All athletes are confronted with the ruthless nature of the sport. There are no second chances if you fall in your first contest whether it’s a Grand Prix, a World Championships or an Olympic Games.
Whether you are a revered champion, a debutant or a teenage prodigy, your day, your competition, can be over in a heartbeat.
You can travel from the other side of the world, after a lengthy training camp, carefully manage your weight, study footage of your opponents and be dripping with sweat in your warm-up and still, minutes later, your day can be over and you’re packing away your judogi.
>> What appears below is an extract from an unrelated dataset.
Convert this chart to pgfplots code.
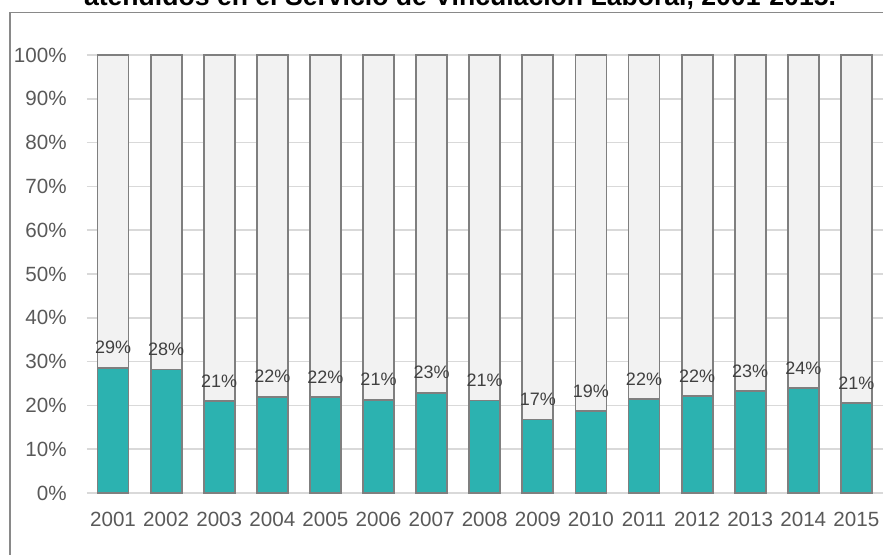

Brazilian legend Leandro GUILHEIRO (BRA), the first Brazilian judoka to win medals at two consecutive Olympics, experienced this first hand in Marrakech and it’s all too familiar an occurrence in recent times for the renowned -81kg judoka.
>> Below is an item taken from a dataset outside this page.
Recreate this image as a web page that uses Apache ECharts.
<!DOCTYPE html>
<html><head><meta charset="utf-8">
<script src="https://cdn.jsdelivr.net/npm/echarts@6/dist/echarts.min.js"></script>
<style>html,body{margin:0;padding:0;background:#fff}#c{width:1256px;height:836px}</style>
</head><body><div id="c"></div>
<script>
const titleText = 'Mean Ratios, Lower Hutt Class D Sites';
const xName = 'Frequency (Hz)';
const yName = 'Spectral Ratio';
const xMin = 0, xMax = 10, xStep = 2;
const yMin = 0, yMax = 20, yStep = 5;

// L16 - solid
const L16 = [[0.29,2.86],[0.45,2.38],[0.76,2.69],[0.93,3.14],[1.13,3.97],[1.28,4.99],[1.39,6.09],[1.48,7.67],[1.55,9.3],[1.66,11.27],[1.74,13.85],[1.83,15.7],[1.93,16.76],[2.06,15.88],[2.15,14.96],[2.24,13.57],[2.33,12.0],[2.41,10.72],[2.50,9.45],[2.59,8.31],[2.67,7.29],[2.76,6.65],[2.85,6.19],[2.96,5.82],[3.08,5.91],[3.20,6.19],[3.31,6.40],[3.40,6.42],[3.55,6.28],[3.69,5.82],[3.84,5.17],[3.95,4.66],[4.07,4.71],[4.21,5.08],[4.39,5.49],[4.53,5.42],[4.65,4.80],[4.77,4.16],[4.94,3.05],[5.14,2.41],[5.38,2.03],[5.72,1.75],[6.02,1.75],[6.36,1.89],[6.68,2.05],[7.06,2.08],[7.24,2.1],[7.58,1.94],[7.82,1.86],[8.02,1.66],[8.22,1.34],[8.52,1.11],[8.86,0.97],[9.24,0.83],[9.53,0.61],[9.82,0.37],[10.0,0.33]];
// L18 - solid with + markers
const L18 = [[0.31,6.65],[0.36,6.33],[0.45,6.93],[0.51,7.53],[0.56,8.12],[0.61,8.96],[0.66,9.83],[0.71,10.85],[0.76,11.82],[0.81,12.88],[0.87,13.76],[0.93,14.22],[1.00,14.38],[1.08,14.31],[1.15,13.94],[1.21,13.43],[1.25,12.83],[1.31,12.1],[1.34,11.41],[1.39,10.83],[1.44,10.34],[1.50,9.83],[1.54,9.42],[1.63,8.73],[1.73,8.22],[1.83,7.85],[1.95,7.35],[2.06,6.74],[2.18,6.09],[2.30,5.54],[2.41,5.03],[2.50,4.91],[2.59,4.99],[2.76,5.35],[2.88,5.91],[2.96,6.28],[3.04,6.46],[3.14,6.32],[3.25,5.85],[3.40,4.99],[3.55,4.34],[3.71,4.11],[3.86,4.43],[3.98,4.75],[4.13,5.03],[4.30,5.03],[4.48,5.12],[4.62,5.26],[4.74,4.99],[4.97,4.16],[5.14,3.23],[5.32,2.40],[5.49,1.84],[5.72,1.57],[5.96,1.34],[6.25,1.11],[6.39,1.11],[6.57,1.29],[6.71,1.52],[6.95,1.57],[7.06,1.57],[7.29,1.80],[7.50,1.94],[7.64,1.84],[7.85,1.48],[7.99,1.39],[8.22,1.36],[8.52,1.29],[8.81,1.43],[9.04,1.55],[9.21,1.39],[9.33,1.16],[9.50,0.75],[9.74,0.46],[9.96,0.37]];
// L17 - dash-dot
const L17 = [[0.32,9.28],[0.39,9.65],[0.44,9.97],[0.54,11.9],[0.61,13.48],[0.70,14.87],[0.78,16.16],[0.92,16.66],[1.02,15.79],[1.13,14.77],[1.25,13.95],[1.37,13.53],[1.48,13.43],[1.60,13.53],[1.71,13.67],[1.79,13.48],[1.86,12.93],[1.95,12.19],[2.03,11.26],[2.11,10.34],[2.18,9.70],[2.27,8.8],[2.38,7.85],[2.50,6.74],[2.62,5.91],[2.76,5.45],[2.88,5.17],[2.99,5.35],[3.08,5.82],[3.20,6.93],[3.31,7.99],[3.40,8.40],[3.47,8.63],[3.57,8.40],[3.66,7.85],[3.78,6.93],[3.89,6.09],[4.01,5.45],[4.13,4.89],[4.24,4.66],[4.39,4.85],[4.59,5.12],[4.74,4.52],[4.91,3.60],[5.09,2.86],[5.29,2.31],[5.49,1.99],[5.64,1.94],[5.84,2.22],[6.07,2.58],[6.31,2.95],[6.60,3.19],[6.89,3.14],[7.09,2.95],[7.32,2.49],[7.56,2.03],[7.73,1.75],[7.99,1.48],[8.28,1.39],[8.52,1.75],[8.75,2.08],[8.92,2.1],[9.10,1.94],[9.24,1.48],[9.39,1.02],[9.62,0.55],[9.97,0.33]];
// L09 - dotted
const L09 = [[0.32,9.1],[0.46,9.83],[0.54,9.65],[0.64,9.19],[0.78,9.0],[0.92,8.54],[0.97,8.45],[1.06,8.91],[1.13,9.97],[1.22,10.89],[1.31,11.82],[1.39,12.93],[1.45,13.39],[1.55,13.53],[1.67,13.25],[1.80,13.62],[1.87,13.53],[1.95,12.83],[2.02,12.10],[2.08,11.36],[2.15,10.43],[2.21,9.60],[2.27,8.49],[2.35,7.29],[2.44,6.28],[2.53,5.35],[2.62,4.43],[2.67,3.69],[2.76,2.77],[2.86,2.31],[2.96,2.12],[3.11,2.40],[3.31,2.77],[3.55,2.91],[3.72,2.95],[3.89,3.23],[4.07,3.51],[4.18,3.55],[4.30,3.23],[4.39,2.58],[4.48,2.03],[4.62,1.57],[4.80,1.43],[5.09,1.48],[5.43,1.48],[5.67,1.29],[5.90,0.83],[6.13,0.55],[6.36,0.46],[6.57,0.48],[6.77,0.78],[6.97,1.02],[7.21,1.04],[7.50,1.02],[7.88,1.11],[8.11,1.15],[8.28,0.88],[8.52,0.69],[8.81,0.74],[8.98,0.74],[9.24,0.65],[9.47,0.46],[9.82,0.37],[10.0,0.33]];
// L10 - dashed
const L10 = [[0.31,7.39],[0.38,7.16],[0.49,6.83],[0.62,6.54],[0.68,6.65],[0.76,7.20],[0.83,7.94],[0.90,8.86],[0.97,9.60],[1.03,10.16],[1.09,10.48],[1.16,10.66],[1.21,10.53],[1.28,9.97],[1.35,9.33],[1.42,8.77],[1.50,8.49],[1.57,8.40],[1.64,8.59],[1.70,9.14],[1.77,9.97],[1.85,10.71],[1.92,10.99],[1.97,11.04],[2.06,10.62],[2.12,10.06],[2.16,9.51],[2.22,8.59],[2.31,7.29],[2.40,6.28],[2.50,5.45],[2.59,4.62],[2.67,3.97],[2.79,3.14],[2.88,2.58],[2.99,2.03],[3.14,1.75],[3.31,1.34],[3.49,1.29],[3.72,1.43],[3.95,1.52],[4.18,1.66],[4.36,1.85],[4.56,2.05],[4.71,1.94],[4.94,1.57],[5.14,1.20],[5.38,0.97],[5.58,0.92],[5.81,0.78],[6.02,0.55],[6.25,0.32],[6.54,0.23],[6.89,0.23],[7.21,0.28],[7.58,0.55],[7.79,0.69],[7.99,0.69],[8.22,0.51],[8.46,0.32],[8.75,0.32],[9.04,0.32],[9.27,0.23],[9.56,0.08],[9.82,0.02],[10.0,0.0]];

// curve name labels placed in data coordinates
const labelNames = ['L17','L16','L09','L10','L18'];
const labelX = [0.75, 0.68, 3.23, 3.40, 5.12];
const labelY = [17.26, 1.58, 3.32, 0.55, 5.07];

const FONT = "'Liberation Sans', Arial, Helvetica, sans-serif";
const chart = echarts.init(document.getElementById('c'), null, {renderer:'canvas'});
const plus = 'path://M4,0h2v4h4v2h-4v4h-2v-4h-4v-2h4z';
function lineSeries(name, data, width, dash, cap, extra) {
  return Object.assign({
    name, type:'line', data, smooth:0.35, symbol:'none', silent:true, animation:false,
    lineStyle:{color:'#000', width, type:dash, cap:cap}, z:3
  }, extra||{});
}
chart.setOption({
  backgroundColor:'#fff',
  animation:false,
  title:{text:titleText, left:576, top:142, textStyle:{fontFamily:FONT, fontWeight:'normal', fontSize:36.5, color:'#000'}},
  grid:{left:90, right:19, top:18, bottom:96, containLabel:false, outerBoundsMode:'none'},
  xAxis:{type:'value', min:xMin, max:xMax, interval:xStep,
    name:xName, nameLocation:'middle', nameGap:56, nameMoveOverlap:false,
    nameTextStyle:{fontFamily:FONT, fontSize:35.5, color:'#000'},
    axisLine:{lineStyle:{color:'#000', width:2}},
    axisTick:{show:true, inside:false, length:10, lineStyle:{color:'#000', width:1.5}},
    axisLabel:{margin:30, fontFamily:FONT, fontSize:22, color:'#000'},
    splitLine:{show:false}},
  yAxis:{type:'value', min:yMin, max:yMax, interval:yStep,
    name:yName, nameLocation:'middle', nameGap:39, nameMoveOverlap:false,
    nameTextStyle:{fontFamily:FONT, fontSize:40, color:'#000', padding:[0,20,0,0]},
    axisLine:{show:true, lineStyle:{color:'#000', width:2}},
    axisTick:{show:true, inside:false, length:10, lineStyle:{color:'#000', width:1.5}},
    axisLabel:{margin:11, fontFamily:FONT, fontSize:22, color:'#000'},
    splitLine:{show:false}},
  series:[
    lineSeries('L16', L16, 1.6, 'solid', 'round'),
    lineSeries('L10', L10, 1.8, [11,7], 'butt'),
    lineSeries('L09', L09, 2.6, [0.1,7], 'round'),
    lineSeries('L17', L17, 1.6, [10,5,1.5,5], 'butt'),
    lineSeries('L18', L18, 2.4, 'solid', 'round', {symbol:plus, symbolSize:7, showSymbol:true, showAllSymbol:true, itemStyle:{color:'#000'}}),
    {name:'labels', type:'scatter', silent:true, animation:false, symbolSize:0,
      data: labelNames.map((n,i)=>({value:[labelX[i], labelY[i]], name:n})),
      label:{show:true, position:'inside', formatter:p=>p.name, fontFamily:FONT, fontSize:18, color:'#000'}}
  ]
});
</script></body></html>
The 35-year-old, who self-funded his participation in Morocco after being approved to represent his country by his national federation, CBJ, narrowly lost his opening contest in Marrakech to Alfonso URQUIZA SOLANA (ESP) after being disqualified after receiving three shidos.
“I’m so frustrated, I really felt like I could throw him,” said GUILHEIRO after conscientiously packing away his judogi in the warm area.
“The score (waza-ari) was cancelled a little bit later and then I was disqualified for a third shido, for the issue with my judogi and I didn’t know this rule where you now get a shido for not automatically tidying your gi.
“I always try to throw for ippon, this is my ambition in every contest, and to throw and then lose again on shidos really disappoints me,” said the Esporte Clube Pinheiros fighter.
In the run up to the London 2012 Olympics, GUILHEIRO was at the forefront of the sport as household name and a back-to-back Olympic bronze medallist and 2011 world silver medallist.
The São Paulo native was famed for his classical style of judo with beautiful techniques including a textbook uchi-mata, a gravity-defying hane-goshi and a ippon seoi-nage which was his throw of choice in his contest in Morocco this morning.
“I had a great chance to win my third Olympic medal in London but it didn't work out for me and this memory is still with me,” said GUILHEIRO whose last IJF medal came back in 2011 when he took silver at the Tokyo Grand Slam.
Then the challenges started.
“I had a ligament ripped off, I had to have four surgeries and I wasn’t in a good place personally and I missed my Olympics in my home in Rio 2016 as I battled with injuries.
“When I returned in 2015, judo felt like a different sport to me. There was a lot of rule changes and I had to try to change many things in my judo.
“I came back in a rush, there was pressure, I wanted to be there, everyone wanted me to be fighting and winning and I started to pick up other injuries. I had some back problems.
“Today I feel good physically and technically, my mind is good, I am enjoying judo. I feel so good in training, I have the best training partners in the world, my issue is bringing this to a competition and performing as I know I still can.”
Despite a humbling and hurtful defeat in the second contest of the day, GUILHEIRO, as we would always expect of him, showed his class and exemplary etiquette.
Win or loss, respect is judo’s greatest attribute and GUILHEIRO knows what regardless of the result he remains an example to others.
“Respect is the most important part of our sport,” he said with conviction.
“In life you learn to lose, to fall and to pick yourself up and to continue and that’s judo. Nobody has any fault, if you win or lose, you are equal as persons and as athletes.
“My education in judo has been a very Japanese style and I’m grateful for that, it explains my character in the sport and in my life.”
Inevitably, for a 35-year-old elite athlete, the conversation moves towards the unavoidable subject of the future.
“I have no idea about my future," he says, before adding: “but I believe I can still achieve things in this sport, I can still win medals and I still have the desire right now.
“I want to overcome my challenges now, it’s a hard time, but I’m still standing and my mind is strong.”
“I don't feel like self funding is bad, I’m investing in my dream.”
GUILHEIRO starts his 24-hour trip home back to Brazil on Sunday, which includes an eight-hour layover in Paris, but he does this without hesitation.
“I’m determined, I can’t tell you why I keep going, why I do the long travel, but I still have a fire inside me.”